There’s no doubt that technological innovation can be a “powerful force for change” in the financial system. It has the potential to improve efficiency and competition and provide benefits for consumers, businesses and Government. However, the Interim Report highlighted the potential risks posed by new technologies and the challenges of developing appropriate regulatory frameworks.

In addition to this well publicised debate, the Interim Report has thrown up some considerations that may affect a broad range of players in the financial services landscape from disruptors to retailers and more established players such as the major and other banks.

The key questions that the FSI and the industry faces is this: Tradition v Disruption - what path will lead to greater efficiency and flexibility while ensuring that consumers are the ones who benefit?

Innovation ranging from contactless payment technology and “mobile wallets” to crypto-currencies has the potential to facilitate the entry of new players in the financial system. These new players are likely to include start-ups as well as large corporate entities (such as retailers) not traditionally involved in the provision of financial services. These developments have the potential to foster competition and broaden the range of services available to consumers, but also raise challenging issues for regulators seeking to maintain stability.

In designing new regulation (or amending existing rules), the Interim Report highlights the desirability of maintaining a technology neutral approach to the extent possible. Technology-specific regulation (eg theePayments Code) should be the exception rather than the norm (and such regulation should seek to adopt a technology neutral approach within the relevant class of product or service).

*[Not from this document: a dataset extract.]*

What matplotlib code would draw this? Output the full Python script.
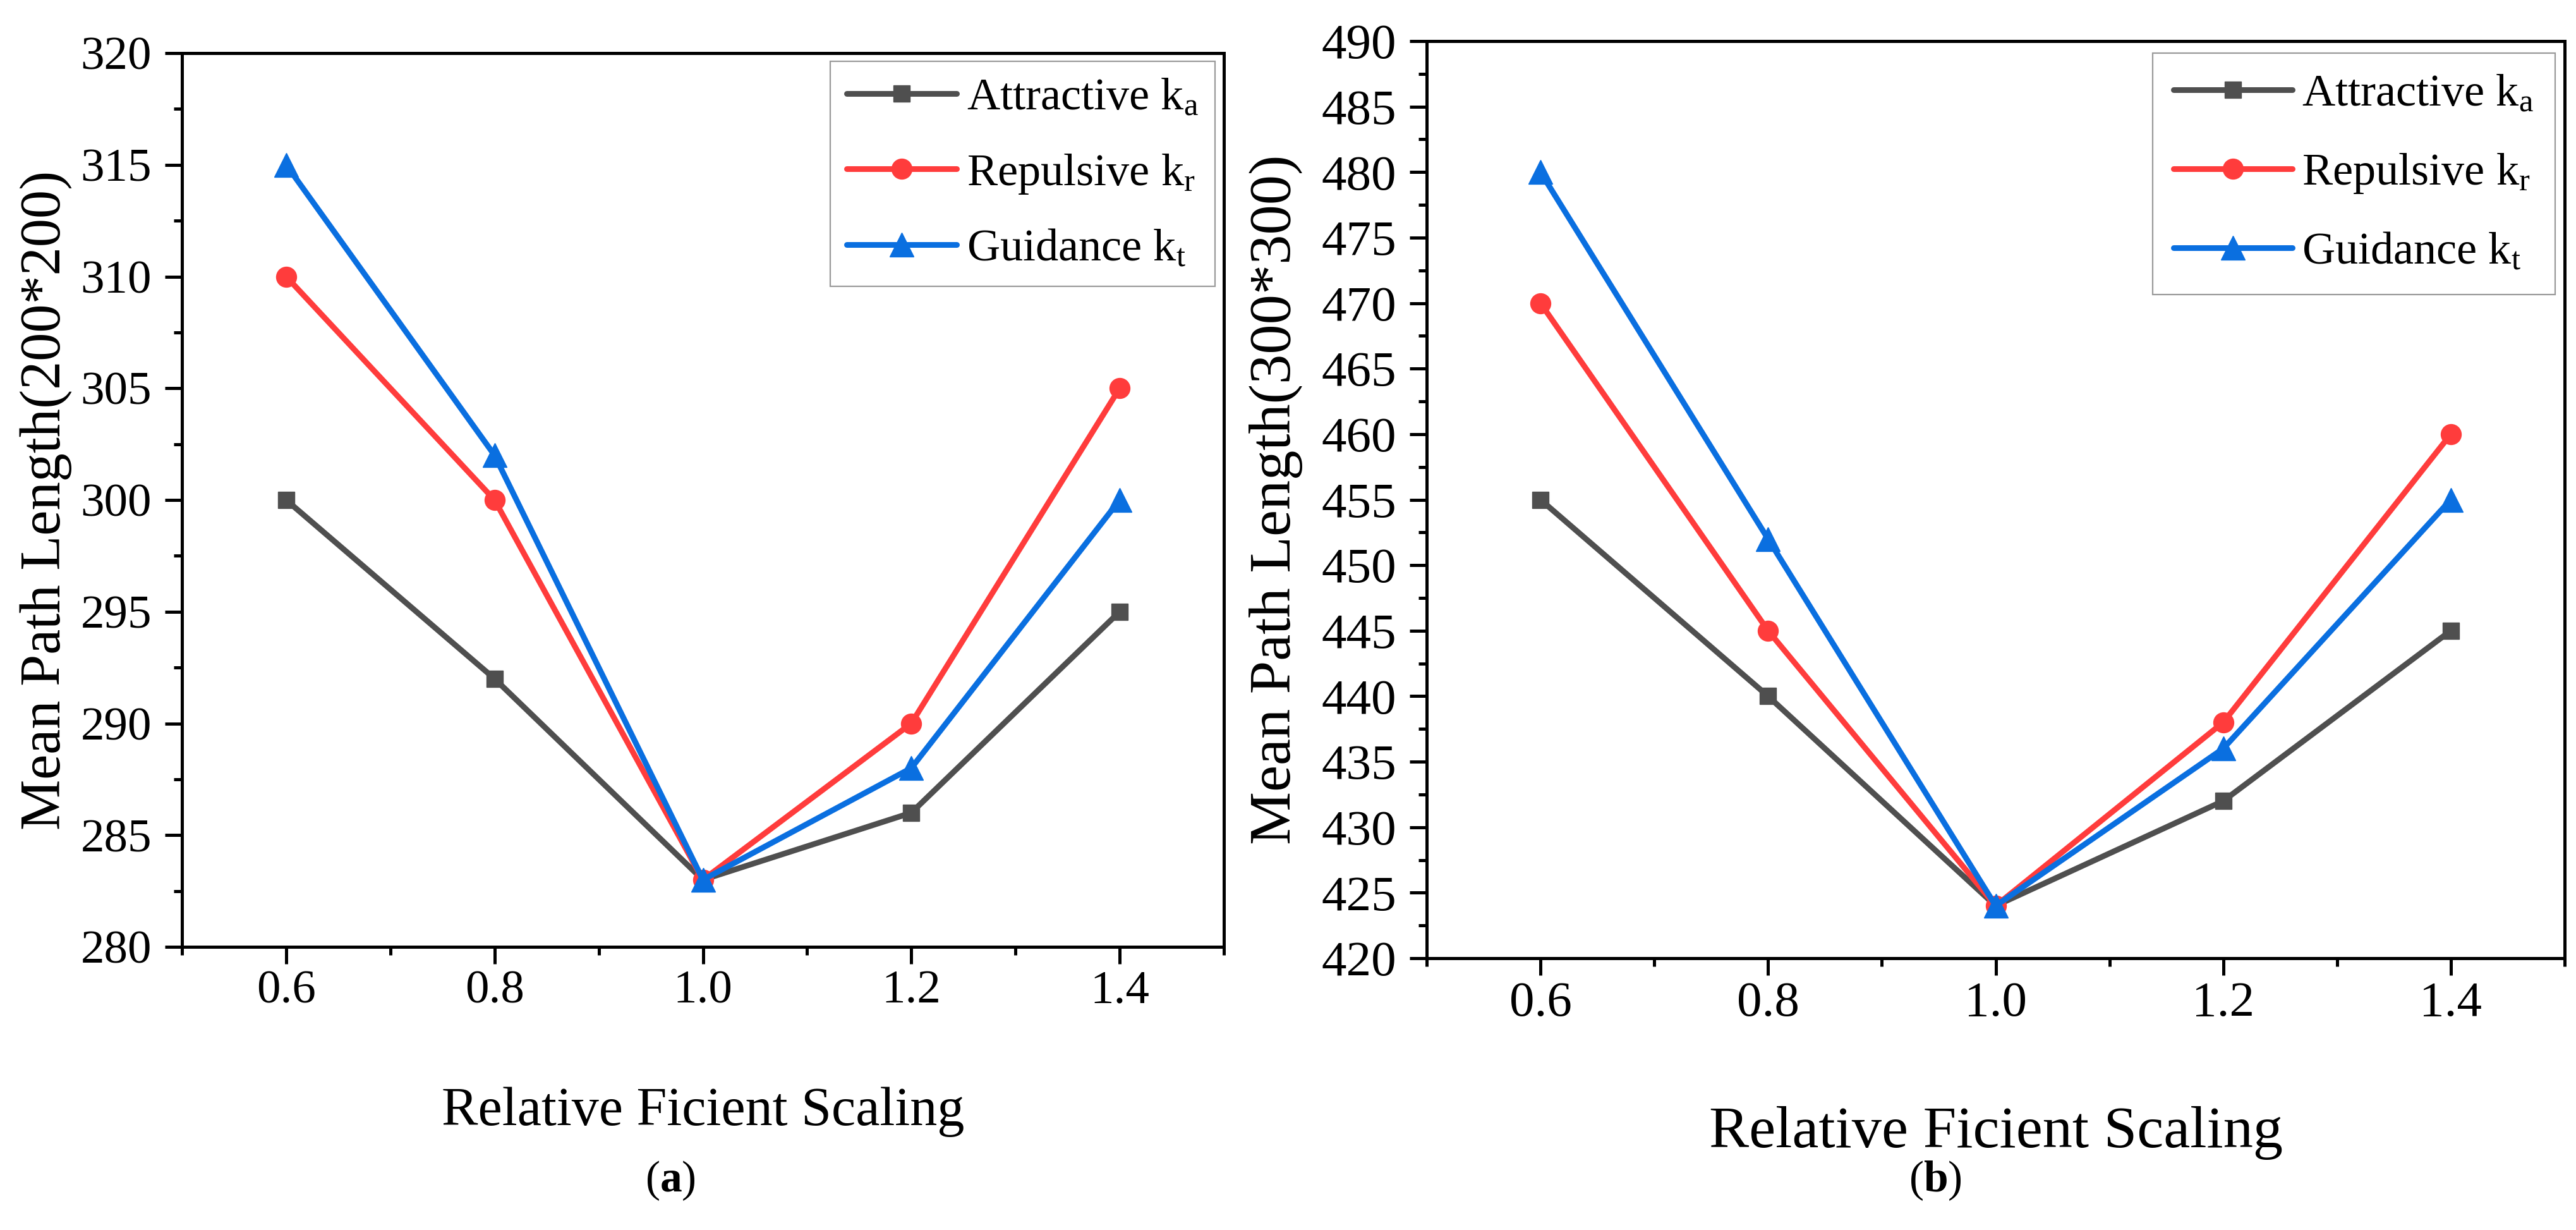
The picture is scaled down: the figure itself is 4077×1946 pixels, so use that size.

Because of the fast pace of development of new products, a principles-based approach to regulation using broadly applicable concepts has been advocated in a number of submissions to the FSI. However, as alluded to in the Interim Report, regulation that is broad and general (taking as an example Chapter 7 of the Corporations Act and the concept of “financial product” used therein) tends to require extensive interpretation, a comprehensive exceptions regime and guidance from regulators.

Privacy and Data Security

The Interim Report also highlighted the tension between the benefits flowing from innovation in data storage and collection services and the heightened risks with respect to privacy and data security. For example, the benefits of cloud technology have been widely touted, but such technology also dilutes a firm’s control over information and raises questions of accountability where a breach occurs (with the possibility of additional complexity where off-shore cloud storage providers are used). In the context of increasing threats to cyber security, the Interim Report notes that new entrants with less sophisticated data security protections may sometimes represent the “weak link” in the chain for cyber-security purposes.

The development of “trusted digital identities” would be expected to improve security and efficiency as well as increasing trust. Government could assist in developing a centralised system of trusted digital identities, or could intervene to facilitate the development of such identities by guiding commercial providers, for example by setting standards for interoperability.

Changes to payment products

In addition to the debate above, the FSI touches on issues in relation to a range of payment products which could result in changes that affect a range of market players by eroding the competitive advantage banks have long held in this space. For example, the Interim Report supports lowering the existing interchange fee caps which will further impact on the banks’ ability to earn revenue from credit cards. The Interim Report also indicates that the regulation of certain payment products may be wound back with purchased payment facilities singled out as an area that may be regulated differently in the future than is currently the case for ADIs - this suggests that the provisions relating to purchased payment facilities may also be removed from the Banking Act 1959 (Cth) (the RBA has already announced the removal of Specialist Credit Card Institutions). Such changes could allow non-bank providers of these types of products to offer more competitive and innovative products.

The underlying philosophical questions here are critical. To what extent should regulators be shaping the industry by imposing pricing controls on different parts of the value chain, and against what measures should their performance in this regard be measured?  And if less systemically significant products should be subject to a lighter touch regulation from either a prudential or integrity/AML perspective, should that only be the case where they are also provided by a less systemically significant institution?

What next?

The area of technology, innovation, payment products and privacy will continue to remain a hot topic throughout the course of the FSI and well into 2015. What’s evident is that a tipping point will be reached when a decision has to be made as to the liberalisation of technologies and the type of regulation needed to govern those participating in this fierce market. If you have a strong view on what path the Australian market should travel down, you best make a submission by 26 August.